Direction: Up to and including the line with "plt.rcParams['axes.unicode_minus'] = False", reproduce the listing below exactly, beginning at its first line.

Recorded data:

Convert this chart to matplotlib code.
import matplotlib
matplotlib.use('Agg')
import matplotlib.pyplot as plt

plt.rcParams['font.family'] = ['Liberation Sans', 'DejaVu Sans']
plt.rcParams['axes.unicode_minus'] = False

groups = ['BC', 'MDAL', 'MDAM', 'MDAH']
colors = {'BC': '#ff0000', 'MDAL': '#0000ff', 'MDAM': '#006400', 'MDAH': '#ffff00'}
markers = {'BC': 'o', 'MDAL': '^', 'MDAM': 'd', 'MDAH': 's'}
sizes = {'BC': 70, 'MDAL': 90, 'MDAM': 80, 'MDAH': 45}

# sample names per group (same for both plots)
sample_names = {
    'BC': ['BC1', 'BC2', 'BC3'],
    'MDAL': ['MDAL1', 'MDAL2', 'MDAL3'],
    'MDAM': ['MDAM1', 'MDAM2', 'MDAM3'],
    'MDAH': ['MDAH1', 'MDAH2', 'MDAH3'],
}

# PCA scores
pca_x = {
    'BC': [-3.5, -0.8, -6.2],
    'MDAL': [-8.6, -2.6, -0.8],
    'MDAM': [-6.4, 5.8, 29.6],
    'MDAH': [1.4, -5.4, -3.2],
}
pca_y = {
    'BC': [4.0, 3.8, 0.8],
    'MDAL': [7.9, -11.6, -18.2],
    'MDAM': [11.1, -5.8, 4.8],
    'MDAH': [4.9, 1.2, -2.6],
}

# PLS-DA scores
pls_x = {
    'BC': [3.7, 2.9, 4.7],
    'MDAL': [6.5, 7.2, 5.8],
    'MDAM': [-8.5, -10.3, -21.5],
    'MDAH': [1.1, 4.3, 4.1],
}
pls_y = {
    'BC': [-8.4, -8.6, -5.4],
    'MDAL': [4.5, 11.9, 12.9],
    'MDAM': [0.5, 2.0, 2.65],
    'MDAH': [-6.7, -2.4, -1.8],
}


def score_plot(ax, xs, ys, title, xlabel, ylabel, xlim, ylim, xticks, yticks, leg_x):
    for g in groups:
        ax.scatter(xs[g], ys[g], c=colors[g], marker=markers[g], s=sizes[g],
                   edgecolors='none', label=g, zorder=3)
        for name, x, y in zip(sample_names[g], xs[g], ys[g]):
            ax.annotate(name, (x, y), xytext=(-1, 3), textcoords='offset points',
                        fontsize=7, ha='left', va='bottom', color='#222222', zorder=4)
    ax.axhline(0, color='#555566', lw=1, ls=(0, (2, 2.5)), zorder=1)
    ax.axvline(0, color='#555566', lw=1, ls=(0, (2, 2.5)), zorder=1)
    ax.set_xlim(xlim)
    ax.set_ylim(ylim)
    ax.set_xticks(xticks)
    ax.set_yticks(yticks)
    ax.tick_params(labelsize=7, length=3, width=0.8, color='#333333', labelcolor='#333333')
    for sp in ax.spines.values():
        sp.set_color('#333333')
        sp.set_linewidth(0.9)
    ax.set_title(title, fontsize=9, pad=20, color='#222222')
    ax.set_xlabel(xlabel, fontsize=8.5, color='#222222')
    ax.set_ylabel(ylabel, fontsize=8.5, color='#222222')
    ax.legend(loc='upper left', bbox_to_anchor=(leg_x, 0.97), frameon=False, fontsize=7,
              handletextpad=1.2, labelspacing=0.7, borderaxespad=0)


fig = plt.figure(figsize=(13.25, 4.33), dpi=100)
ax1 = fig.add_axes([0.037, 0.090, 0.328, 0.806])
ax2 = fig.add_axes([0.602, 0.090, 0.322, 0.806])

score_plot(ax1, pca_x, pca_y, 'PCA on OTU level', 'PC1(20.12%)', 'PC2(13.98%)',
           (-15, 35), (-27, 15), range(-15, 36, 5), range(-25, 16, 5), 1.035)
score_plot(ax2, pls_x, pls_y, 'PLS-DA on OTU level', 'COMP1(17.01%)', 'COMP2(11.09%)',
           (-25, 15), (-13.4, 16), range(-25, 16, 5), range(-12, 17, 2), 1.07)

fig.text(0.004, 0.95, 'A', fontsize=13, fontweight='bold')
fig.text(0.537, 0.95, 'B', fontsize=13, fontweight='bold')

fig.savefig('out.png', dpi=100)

Exercise result:
Convert this chart to matplotlib code.
import matplotlib
matplotlib.use('Agg')
import matplotlib.pyplot as plt

plt.rcParams['font.family'] = ['Liberation Sans', 'DejaVu Sans']
plt.rcParams['axes.unicode_minus'] = False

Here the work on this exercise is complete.